- Data shown:
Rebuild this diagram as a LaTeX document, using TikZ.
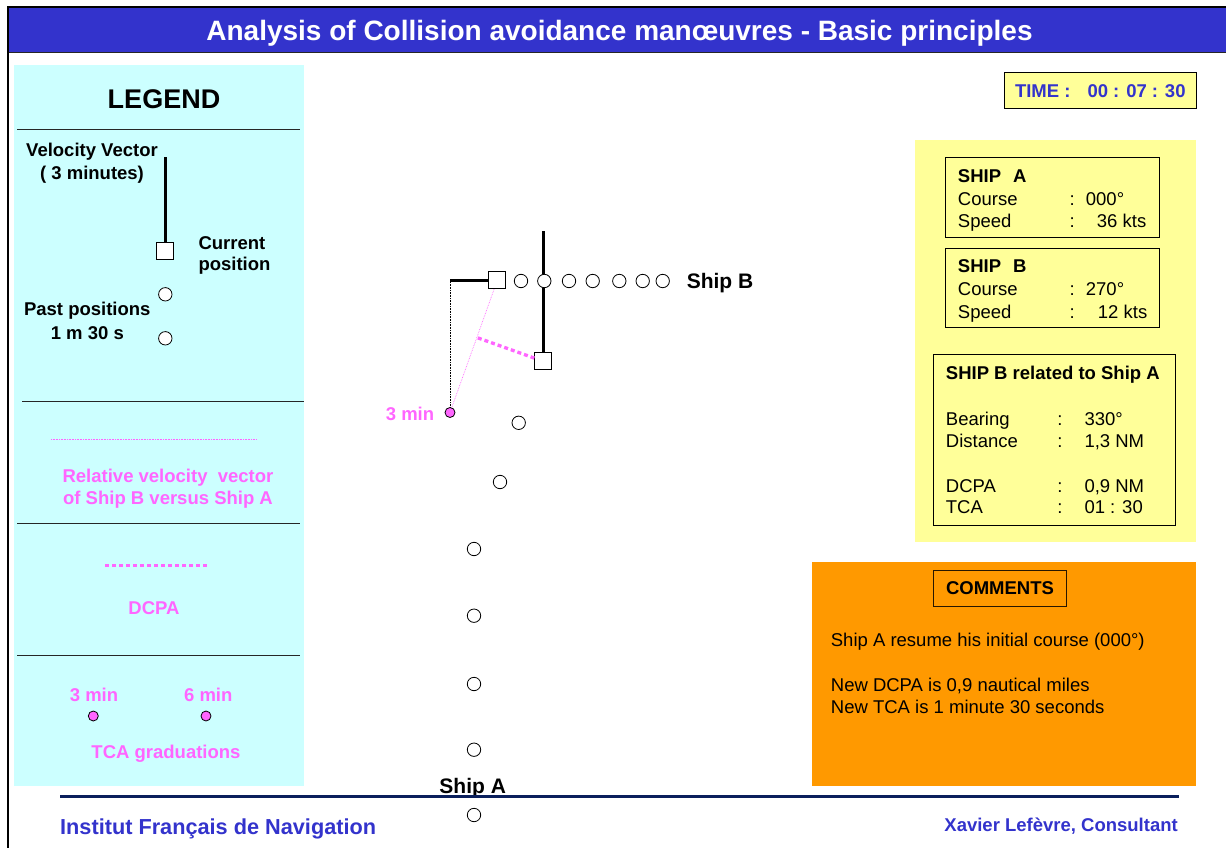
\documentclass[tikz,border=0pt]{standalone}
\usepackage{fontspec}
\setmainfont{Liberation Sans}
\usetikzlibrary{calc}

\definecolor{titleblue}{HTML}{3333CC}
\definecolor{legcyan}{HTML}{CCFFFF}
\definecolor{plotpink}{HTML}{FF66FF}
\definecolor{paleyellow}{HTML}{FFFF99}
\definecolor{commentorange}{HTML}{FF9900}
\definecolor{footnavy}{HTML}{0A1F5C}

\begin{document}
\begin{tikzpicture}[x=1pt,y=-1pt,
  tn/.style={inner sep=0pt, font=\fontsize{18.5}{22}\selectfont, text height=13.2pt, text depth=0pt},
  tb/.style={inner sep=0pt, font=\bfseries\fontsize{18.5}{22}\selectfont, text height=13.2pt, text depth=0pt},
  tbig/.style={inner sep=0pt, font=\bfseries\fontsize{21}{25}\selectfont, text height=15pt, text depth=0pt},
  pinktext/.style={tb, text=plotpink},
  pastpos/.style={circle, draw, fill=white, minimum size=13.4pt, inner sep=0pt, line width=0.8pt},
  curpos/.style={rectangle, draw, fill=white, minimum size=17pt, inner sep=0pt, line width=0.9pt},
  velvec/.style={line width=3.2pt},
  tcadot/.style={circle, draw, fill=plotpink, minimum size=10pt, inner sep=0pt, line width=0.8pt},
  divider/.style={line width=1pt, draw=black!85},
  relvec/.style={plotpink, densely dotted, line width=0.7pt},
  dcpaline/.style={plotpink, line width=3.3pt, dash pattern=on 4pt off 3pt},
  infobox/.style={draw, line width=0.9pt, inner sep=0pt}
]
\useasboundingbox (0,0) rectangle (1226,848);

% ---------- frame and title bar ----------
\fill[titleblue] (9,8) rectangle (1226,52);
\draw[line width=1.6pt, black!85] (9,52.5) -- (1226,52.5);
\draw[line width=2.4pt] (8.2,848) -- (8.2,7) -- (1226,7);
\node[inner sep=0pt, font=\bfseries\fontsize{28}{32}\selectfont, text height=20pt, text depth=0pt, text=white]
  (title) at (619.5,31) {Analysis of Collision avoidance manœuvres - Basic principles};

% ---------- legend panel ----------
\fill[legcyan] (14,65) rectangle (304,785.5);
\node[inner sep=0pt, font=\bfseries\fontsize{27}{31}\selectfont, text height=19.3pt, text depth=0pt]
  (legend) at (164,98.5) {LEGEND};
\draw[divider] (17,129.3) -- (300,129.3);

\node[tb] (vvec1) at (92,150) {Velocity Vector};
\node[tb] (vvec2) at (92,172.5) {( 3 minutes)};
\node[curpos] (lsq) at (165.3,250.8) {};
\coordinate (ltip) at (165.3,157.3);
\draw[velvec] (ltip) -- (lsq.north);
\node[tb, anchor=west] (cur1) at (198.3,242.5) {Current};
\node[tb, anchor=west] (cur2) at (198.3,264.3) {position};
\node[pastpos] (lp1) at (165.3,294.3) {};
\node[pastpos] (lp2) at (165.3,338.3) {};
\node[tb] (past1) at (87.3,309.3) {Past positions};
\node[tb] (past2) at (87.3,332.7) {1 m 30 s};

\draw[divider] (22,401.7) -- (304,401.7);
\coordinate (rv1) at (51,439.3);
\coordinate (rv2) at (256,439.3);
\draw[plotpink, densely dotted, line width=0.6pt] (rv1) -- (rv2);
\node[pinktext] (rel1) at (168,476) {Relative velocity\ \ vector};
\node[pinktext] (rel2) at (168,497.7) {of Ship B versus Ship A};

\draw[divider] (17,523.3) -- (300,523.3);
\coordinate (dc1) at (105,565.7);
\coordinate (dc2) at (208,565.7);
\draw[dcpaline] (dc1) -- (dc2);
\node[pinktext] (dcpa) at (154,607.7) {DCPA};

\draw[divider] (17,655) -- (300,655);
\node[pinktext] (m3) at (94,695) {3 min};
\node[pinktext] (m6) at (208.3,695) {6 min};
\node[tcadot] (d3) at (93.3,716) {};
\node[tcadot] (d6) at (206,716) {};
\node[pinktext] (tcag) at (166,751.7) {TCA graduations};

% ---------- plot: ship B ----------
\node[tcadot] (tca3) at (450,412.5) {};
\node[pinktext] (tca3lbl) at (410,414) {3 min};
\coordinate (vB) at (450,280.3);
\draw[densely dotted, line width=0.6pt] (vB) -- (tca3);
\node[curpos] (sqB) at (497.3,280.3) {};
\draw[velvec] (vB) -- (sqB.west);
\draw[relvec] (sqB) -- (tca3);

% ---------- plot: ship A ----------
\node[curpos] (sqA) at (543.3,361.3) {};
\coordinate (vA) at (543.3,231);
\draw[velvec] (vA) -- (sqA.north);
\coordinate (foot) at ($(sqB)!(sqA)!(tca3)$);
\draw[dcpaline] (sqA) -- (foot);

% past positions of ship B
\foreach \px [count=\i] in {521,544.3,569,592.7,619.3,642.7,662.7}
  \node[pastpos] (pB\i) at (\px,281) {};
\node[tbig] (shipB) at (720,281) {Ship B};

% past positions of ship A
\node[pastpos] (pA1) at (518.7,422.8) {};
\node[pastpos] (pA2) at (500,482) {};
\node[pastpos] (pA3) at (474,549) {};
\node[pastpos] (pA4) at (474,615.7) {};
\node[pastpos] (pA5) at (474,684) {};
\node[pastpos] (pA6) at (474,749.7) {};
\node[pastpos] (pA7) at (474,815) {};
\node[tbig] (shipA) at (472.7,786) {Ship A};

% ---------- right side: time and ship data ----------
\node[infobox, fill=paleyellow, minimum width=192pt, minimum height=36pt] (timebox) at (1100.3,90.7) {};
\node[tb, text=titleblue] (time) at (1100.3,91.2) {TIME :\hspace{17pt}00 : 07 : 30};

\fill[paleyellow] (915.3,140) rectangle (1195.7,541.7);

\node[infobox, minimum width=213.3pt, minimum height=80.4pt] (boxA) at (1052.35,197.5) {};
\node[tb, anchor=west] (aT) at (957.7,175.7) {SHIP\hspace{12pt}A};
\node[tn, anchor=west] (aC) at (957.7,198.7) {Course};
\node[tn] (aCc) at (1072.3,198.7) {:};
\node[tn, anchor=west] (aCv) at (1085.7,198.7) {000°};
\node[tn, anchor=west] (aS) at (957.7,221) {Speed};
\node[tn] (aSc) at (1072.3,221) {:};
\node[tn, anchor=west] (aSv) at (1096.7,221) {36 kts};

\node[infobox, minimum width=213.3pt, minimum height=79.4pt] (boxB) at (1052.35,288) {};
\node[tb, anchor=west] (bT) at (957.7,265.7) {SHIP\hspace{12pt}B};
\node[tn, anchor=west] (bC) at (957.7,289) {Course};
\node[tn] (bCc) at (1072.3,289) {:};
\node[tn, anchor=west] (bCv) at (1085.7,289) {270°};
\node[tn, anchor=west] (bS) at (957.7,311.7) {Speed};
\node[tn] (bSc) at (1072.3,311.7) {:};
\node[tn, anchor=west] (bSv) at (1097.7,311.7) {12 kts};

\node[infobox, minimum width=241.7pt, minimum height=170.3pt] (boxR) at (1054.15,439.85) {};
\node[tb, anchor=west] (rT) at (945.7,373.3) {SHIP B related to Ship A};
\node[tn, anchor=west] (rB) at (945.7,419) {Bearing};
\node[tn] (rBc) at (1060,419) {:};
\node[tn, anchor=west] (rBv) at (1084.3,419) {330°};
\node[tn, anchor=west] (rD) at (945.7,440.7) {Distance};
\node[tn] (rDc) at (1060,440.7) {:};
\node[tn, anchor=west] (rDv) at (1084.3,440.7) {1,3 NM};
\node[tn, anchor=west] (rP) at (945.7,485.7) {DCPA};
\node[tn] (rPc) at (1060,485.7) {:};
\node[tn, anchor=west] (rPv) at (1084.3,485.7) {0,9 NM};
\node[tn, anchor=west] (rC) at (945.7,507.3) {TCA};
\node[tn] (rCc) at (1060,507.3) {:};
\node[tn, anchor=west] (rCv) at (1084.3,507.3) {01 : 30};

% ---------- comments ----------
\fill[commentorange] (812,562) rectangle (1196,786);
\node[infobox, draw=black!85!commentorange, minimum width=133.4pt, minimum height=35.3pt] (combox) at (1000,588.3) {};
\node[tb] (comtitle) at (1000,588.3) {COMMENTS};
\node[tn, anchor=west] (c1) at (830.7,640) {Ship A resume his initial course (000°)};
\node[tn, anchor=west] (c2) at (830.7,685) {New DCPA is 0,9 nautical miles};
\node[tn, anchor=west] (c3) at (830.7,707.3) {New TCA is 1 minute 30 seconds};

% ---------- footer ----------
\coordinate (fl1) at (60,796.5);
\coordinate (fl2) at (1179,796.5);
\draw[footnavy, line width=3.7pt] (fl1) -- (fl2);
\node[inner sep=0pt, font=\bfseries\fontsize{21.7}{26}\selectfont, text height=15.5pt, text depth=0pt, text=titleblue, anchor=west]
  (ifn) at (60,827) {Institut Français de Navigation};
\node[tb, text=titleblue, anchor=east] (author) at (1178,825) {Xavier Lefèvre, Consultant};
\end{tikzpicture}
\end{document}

- Aim of the task: Please take the lines from the beginning of the data above through the line holding "(17,129.3) -- (300,129.3);" and transcribe them exactly, without any pictures.

- Written answer:
Rebuild this diagram as a LaTeX document, using TikZ.
\documentclass[tikz,border=0pt]{standalone}
\usepackage{fontspec}
\setmainfont{Liberation Sans}
\usetikzlibrary{calc}

\definecolor{titleblue}{HTML}{3333CC}
\definecolor{legcyan}{HTML}{CCFFFF}
\definecolor{plotpink}{HTML}{FF66FF}
\definecolor{paleyellow}{HTML}{FFFF99}
\definecolor{commentorange}{HTML}{FF9900}
\definecolor{footnavy}{HTML}{0A1F5C}

\begin{document}
\begin{tikzpicture}[x=1pt,y=-1pt,
  tn/.style={inner sep=0pt, font=\fontsize{18.5}{22}\selectfont, text height=13.2pt, text depth=0pt},
  tb/.style={inner sep=0pt, font=\bfseries\fontsize{18.5}{22}\selectfont, text height=13.2pt, text depth=0pt},
  tbig/.style={inner sep=0pt, font=\bfseries\fontsize{21}{25}\selectfont, text height=15pt, text depth=0pt},
  pinktext/.style={tb, text=plotpink},
  pastpos/.style={circle, draw, fill=white, minimum size=13.4pt, inner sep=0pt, line width=0.8pt},
  curpos/.style={rectangle, draw, fill=white, minimum size=17pt, inner sep=0pt, line width=0.9pt},
  velvec/.style={line width=3.2pt},
  tcadot/.style={circle, draw, fill=plotpink, minimum size=10pt, inner sep=0pt, line width=0.8pt},
  divider/.style={line width=1pt, draw=black!85},
  relvec/.style={plotpink, densely dotted, line width=0.7pt},
  dcpaline/.style={plotpink, line width=3.3pt, dash pattern=on 4pt off 3pt},
  infobox/.style={draw, line width=0.9pt, inner sep=0pt}
]
\useasboundingbox (0,0) rectangle (1226,848);

% ---------- frame and title bar ----------
\fill[titleblue] (9,8) rectangle (1226,52);
\draw[line width=1.6pt, black!85] (9,52.5) -- (1226,52.5);
\draw[line width=2.4pt] (8.2,848) -- (8.2,7) -- (1226,7);
\node[inner sep=0pt, font=\bfseries\fontsize{28}{32}\selectfont, text height=20pt, text depth=0pt, text=white]
  (title) at (619.5,31) {Analysis of Collision avoidance manœuvres - Basic principles};

% ---------- legend panel ----------
\fill[legcyan] (14,65) rectangle (304,785.5);
\node[inner sep=0pt, font=\bfseries\fontsize{27}{31}\selectfont, text height=19.3pt, text depth=0pt]
  (legend) at (164,98.5) {LEGEND};
\draw[divider] (17,129.3) -- (300,129.3);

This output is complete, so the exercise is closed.